Everybody feels a little behind and wants to know what their peers are doing. As a bonus, you get an awesome research piece you can publish (and tag all those people on social). Plus, you know exactly who they trust, which channels to focus on, and what to say.
Here’s an example of a survey I’ve done that’s worked really well (easy to set up in TypeForm or other):
What topics do you actually care about?
[Multi-select] Select all that apply.
[insert topic areas]
What’s your go-to content format?
[Single-select] Select all that apply.
Text
Podcast/Audio
Video
I like to mix it up
What sources do you trust for [insert topic area] insights: written, podcasts, or otherwise?
[Open text] (List any blogs, newsletters, podcasts, or reports you actually follow.)
Who do you follow on social for [insert topic area] insights?
[Open text] (List any Instagram accounts, TikTok channels, YouTube channels, LinkedIn influencers, hashtags, X accounts, etc.)

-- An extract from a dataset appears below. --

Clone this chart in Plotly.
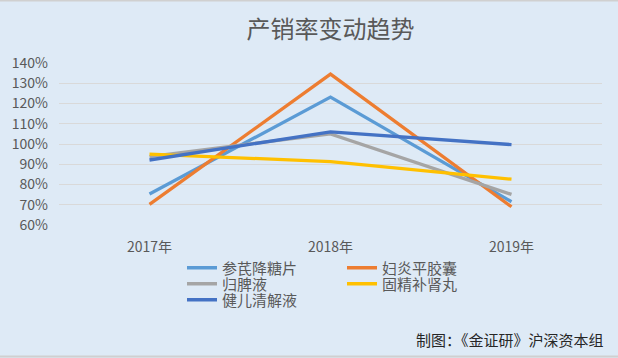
import plotly.graph_objects as go

years = ["2017年", "2018年", "2019年"]
series_names = ["参芪降糖片", "妇炎平胶囊", "归脾液", "固精补肾丸", "健儿清解液"]
shenqi = [0.753, 1.232, 0.715]
fuyan = [0.702, 1.345, 0.690]
guipi = [0.938, 1.050, 0.751]
gujing = [0.950, 0.913, 0.826]
jianer = [0.921, 1.060, 0.997]
series_values = [shenqi, fuyan, guipi, gujing, jianer]
colors = ["#5B9BD5", "#ED7D31", "#A5A5A5", "#FFC000", "#4472C4"]
legend_ids = ["legend", "legend", "legend2", "legend2", "legend3"]
y_ticks = [0.6, 0.7, 0.8, 0.9, 1.0, 1.1, 1.2, 1.3, 1.4]

FONT = "Noto Sans CJK SC, Microsoft YaHei, sans-serif"
GREY = "#595959"
BG = "#DEEAF6"

fig = go.Figure()
for name, vals, col, lg in zip(series_names, series_values, colors, legend_ids):
    fig.add_trace(go.Scatter(x=years, y=vals, name=name, mode="lines",
                             line=dict(color=col, width=3.3), legend=lg))

W, H = 618, 358
ml, mr, mt, mb = 59, 16, 63, 133
pw, ph = W - ml - mr, H - mt - mb

def px_x(X):
    return (X - ml) / pw

def px_y(Y):
    return (H - mb - Y) / ph

leg_common = dict(orientation="h", xanchor="left", yanchor="middle",
                  entrywidth=115, entrywidthmode="pixels",
                  font=dict(family=FONT, size=15, color=GREY),
                  bgcolor="rgba(0,0,0,0)", itemclick=False, itemdoubleclick=False)

fig.update_layout(
    width=W, height=H,
    margin=dict(l=ml, r=mr, t=mt, b=mb),
    paper_bgcolor=BG, plot_bgcolor=BG,
    font=dict(family=FONT, color=GREY),
    title=dict(text="产销率变动趋势", x=0.5, xanchor="center", xref="paper",
               y=1 - 30 / H, yanchor="middle",
               font=dict(family=FONT, size=24, color=GREY)),
    xaxis=dict(type="category", range=[-0.5, 2.5], showgrid=False, zeroline=False,
               showline=False, ticks="", tickfont=dict(family=FONT, size=14, color=GREY),
               ticklabelstandoff=12, fixedrange=True),
    yaxis=dict(range=[0.6, 1.4], tickvals=y_ticks, tickformat=".0%",
               showgrid=True, gridcolor="#D9D9D9", gridwidth=1, zeroline=False,
               showline=False, ticks="", tickfont=dict(family=FONT, size=14, color=GREY),
               ticklabelstandoff=10, fixedrange=True),
    legend=dict(x=px_x(182), y=px_y(268), **leg_common),
    legend2=dict(x=px_x(182), y=px_y(284), **leg_common),
    legend3=dict(x=px_x(182), y=px_y(300), **leg_common),
    annotations=[dict(text="制图：《金证研》沪深资本组", xref="paper", yref="paper",
                      x=px_x(606), y=px_y(339), xanchor="right", yanchor="middle",
                      showarrow=False, font=dict(family=FONT, size=15, color="#262626"))],
    shapes=[
        dict(type="line", xref="paper", yref="paper", x0=px_x(0), x1=px_x(W),
             y0=px_y(0.5), y1=px_y(0.5), line=dict(color="#D0D0D0", width=2)),
        dict(type="line", xref="paper", yref="paper", x0=px_x(0), x1=px_x(W),
             y0=px_y(356.5), y1=px_y(356.5), line=dict(color="#D0D0D0", width=2)),
    ],
)

fig.write_html("out.html", config={"displayModeBar": False},
               post_script="document.body.style.margin='0';document.body.style.overflow='hidden';")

What events do you regularly attend?
[Open text] (List conferences, events, meetups, or webinars you make time for.)
Which online communities do you hang out in?

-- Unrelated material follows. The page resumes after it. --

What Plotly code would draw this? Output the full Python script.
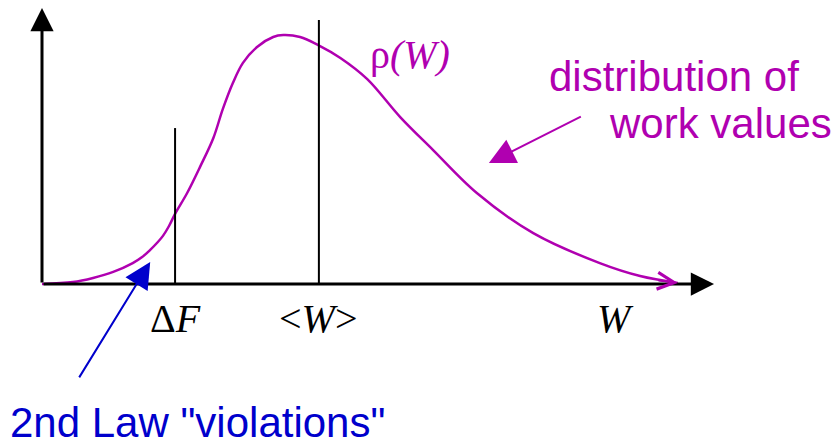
import plotly.graph_objects as go

# work distribution rho(W) (W in arbitrary units, rho normalised)
work = [0.0, 0.46, 0.76, 1.06, 1.35, 1.49, 1.61, 1.71, 1.80, 1.89, 1.98, 2.16, 2.35, 2.55, 2.69,
        2.84, 2.99, 3.20, 3.44, 3.59, 3.84, 4.11, 4.44, 4.84, 5.33, 5.82, 6.47, 7.31, 8.30, 8.90, 9.46]
rho = [0.0, 0.007, 0.022, 0.044, 0.076, 0.098, 0.124, 0.149, 0.175, 0.211, 0.255, 0.331, 0.425, 0.531, 0.636,
       0.731, 0.804, 0.862, 0.898, 0.905, 0.898, 0.869, 0.822, 0.745, 0.607, 0.487, 0.331, 0.185, 0.076, 0.029, 0.004]

# vertical markers: Delta F and <W>
marker_w = [1.98, 4.12]
marker_top = [0.567, 0.96]

MAGENTA = "#b000b0"
BLUE = "#0000cc"
SERIF = "Liberation Serif, Times New Roman, serif"
SANS = "Liberation Sans, Arial, Helvetica, sans-serif"

fig = go.Figure()

fig.add_trace(go.Scatter(
    x=work, y=rho, mode="lines",
    line=dict(color=MAGENTA, width=2.5, shape="spline", smoothing=1.0),
    hoverinfo="skip",
))

mx, my = [], []
for w, top in zip(marker_w, marker_top):
    mx += [w, w, None]
    my += [0, top, None]
fig.add_trace(go.Scatter(x=mx, y=my, mode="lines",
                         line=dict(color="black", width=2), hoverinfo="skip"))


def arrow(x, y, ax, ay, color, width, head, size):
    return dict(x=x, y=y, ax=ax, ay=ay, xref="x", yref="y", axref="x", ayref="y",
                text="", showarrow=True, arrowhead=head, arrowsize=size,
                arrowwidth=width, arrowcolor=color, standoff=0, startstandoff=0)


def label(x, y, text, color, size, family, xanchor="center"):
    return dict(x=x, y=y, xref="x", yref="y", text=text, showarrow=False,
                xanchor=xanchor, yanchor="middle",
                font=dict(color=color, size=size, family=family))


annotations = [
    # axes
    arrow(10.0, 0, 0, 0, "black", 3, 2, 1.55),
    arrow(0, 1.004, 0, 0, "black", 3, 2, 1.55),
    # end of the curve
    arrow(work[-1], rho[-1], 9.15, 0.012, MAGENTA, 1.5, 5, 2.2),
    # pointers
    arrow(6.65, 0.44, 8.04, 0.611, MAGENTA, 2, 2, 2.6),
    arrow(1.61, 0.08, 0.54, -0.345, BLUE, 2, 2, 2.6),
    # text
    label(1.98, -0.124, "Δ<i>F</i>", "black", 40, SERIF),
    label(4.11, -0.124, "&lt;<i>W</i>&gt;", "black", 40, SERIF),
    label(8.54, -0.124, "<i>W</i>", "black", 40, SERIF),
    label(5.48, 0.836, "ρ<i>(W)</i>", MAGENTA, 40, SERIF),
    label(7.515, 0.753, "distribution of", MAGENTA, 42, SANS, "left"),
    label(8.41, 0.585, "work values", MAGENTA, 42, SANS, "left"),
    label(-0.51, -0.502, "2nd Law \"violations\"", BLUE, 42, SANS, "left"),
]

fig.update_layout(
    width=833, height=442,
    margin=dict(l=0, r=0, t=0, b=0),
    paper_bgcolor="white", plot_bgcolor="white",
    showlegend=False,
    xaxis=dict(range=[-0.625, 11.77], visible=False, fixedrange=True),
    yaxis=dict(range=[-0.5745, 1.0327], visible=False, fixedrange=True),
    annotations=annotations,
)

fig.write_html("out.html", config={"displayModeBar": False},
               post_script="document.body.style.margin='0';")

[Open text] (Think Slack groups, LinkedIn communities, Reddit forums, or anywhere else you talk shop.)
Want to see the results? (Optional)
Drop your email below, and we’ll send you the final insights once they’re compiled.
8. Communities
Similar to Reddit, I see communities becoming more and more popular and engaged right now (especially niche, focused, and private ones) because everyone feels behind with AI and wants to know what their peers are actually doing.

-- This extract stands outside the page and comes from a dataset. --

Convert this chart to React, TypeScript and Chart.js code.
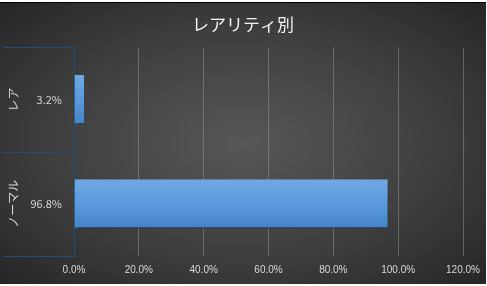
import React, { useEffect, useRef } from "react";
import { Chart, registerables } from "chart.js";

Chart.register(...registerables);

const TITLE = "レアリティ別";
const outerLabels = ["レア", "ノーマル"];
const innerLabels = ["3.2%", "96.8%"];
const shares = [0.032, 0.968];
const xTicksMax = 1.2;
const xTickStep = 0.2;

const AXIS_BLUE = "#1f4e79";
const TEXT = "#d9d9d9";
const FONT = "'Noto Sans CJK JP', 'Noto Sans', sans-serif";

const categoryPlugin = {
  id: "categoryBoxes",
  afterDraw(chart: any) {
    const { ctx, scales, chartArea } = chart;
    const y = scales.y;
    const n = outerLabels.length;
    const step = (chartArea.bottom - chartArea.top) / n;
    ctx.save();
    ctx.strokeStyle = AXIS_BLUE;
    ctx.lineWidth = 1;
    for (let i = 0; i <= n; i++) {
      const yy = Math.round(chartArea.top + step * i) + 0.5;
      ctx.beginPath();
      ctx.moveTo(3, yy);
      ctx.lineTo(chartArea.left, yy);
      ctx.stroke();
    }
    for (let i = 0; i < n; i++) {
      const cy = y.getPixelForValue(i);
      ctx.fillStyle = TEXT;
      ctx.font = `11px ${FONT}`;
      ctx.textAlign = "right";
      ctx.textBaseline = "middle";
      ctx.fillText(innerLabels[i], chartArea.left - 12, cy);
      ctx.save();
      ctx.translate(13, cy);
      ctx.rotate(-Math.PI / 2);
      ctx.textAlign = "center";
      ctx.textBaseline = "middle";
      ctx.font = `12px ${FONT}`;
      ctx.fillText(outerLabels[i], 0, 0);
      ctx.restore();
    }
    ctx.restore();
  },
};

const shadowPlugin = {
  id: "barShadow",
  beforeDatasetDraw(chart: any) {
    const ctx = chart.ctx;
    ctx.save();
    ctx.shadowColor = "rgba(0,0,0,0.55)";
    ctx.shadowBlur = 3;
    ctx.shadowOffsetX = 2;
    ctx.shadowOffsetY = 2;
  },
  afterDatasetDraw(chart: any) {
    chart.ctx.restore();
  },
};

export default function App() {
  const ref = useRef<HTMLCanvasElement | null>(null);
  useEffect(() => {
    document.body.style.margin = "0";
    const canvas = ref.current!;
    const chart = new Chart(canvas, {
      type: "bar",
      data: {
        labels: innerLabels,
        datasets: [
          {
            data: shares,
            backgroundColor: (c: any) => {
              const ch = c.chart;
              const area = ch.chartArea;
              if (!area) return "#5b9bd5";
              const yScale = ch.scales.y;
              const cy = yScale.getPixelForValue(c.dataIndex);
              const h = ((area.bottom - area.top) / outerLabels.length) * 0.47;
              const g = ch.ctx.createLinearGradient(0, cy - h / 2, 0, cy + h / 2);
              g.addColorStop(0, "#72a8de");
              g.addColorStop(0.5, "#5a9ae0");
              g.addColorStop(1, "#4583c4");
              return g;
            },
            borderColor: "#2e6aa8",
            borderWidth: { bottom: 1, top: 0, left: 0, right: 0 } as any,
            borderSkipped: false,
            barPercentage: 0.47,
            categoryPercentage: 1,
          },
        ],
      },
      options: {
        indexAxis: "y",
        animation: false,
        responsive: false,
        maintainAspectRatio: false,
        layout: { padding: { left: 0, right: 0, top: 0, bottom: 0 } },
        plugins: {
          legend: { display: false },
          tooltip: { enabled: false },
          title: {
            display: true,
            text: TITLE,
            color: "#f2f2f2",
            font: { family: FONT, size: 17, weight: "normal" },
            padding: { top: 11, bottom: 13 },
          },
        },
        scales: {
          x: {
            min: 0,
            max: xTicksMax,
            afterFit: (s: any) => {
              s.paddingRight = 23;
            },
            ticks: {
              stepSize: xTickStep,
              color: TEXT,
              font: { family: "'Liberation Sans', sans-serif", size: 10 },
              padding: 8,
              callback: (v: any) => (Number(v) * 100).toFixed(1) + "%",
            },
            grid: {
              color: "rgba(140,140,140,0.55)",
              drawTicks: false,
            },
            border: { display: false },
          },
          y: {
            afterFit: (s: any) => {
              s.width = 74;
            },
            ticks: { display: false },
            grid: { display: false, drawTicks: false },
            border: { display: true, color: AXIS_BLUE, width: 1 },
          },
        },
      },
      plugins: [shadowPlugin, categoryPlugin],
    } as any);
    return () => chart.destroy();
  }, []);

  return (
    <div
      style={{
        position: "absolute",
        left: 0,
        top: 0,
        width: 487,
        height: 286,
        background: "#ffffff",
      }}
    >
      <div
        style={{
          position: "absolute",
          left: 0,
          top: 2,
          width: 486,
          height: 282,
          borderTop: "1px solid #000",
          boxSizing: "border-box",
          background:
            "radial-gradient(ellipse farthest-corner at 50% 50%, #575757 0%, #3f3f3f 55%, #262626 100%)",
        }}
      >
        <canvas ref={ref} width={486} height={281} style={{ display: "block" }} />
      </div>
    </div>
  );
}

Because everyone wants to prove that they’re AI pros, oftentimes the more honest questions happen behind closed doors rather than in public places like LinkedIn.
This could be a Facebook group, a Circle community, a Slack group, etc. Bonus if you launch your own community, that’s a real gold mine not just for questions people are asking about your problem in general but also your company specifically.
9. Going to events
Whether it’s a conference or a dinner, going in person to an event can be the ultimate crash course in your messaging, your pitch, their objections, responses, etc. You can test in real time and you’ll easily see the questions can get asked over and over when someone walks up to your booth or sits near you at a dinner.
Protect your focus
Everyone right now is obsessed with automating everything, trying to do more and more with AI. They’ve forgotten about the buyer, the person who’s actually valuable to understand. They’re so wrapped up in their own fear of falling behind.
I’ve been there too. Performing for the sake of your job, your paycheck, your career safety. That’s a hard thing to work against.
But the best strategy shows up when you understand the buyer so completely that your next move feels obvious.
That proximity, that curiosity, that humanness makes messaging and growth channels clear. The work you’re doing starts to spark something instead of just filling a dashboard.
You weren’t hired to optimize everything. You were hired to make impact. And it makes the job a lot more fulfilling and clear when you feel connected to that person on the other side.



I think Reddit is one of the most underrated tools for anyone selling a product to IT/Security. The transparent feedback and open critics on that platform can be incredible valuable as you are building!
One of the first things I did at my company was befriend our internal ICP team. They let me join their weekly calls, and they became my favorite sounding boards. As always, I appreciate your thoughtful insights!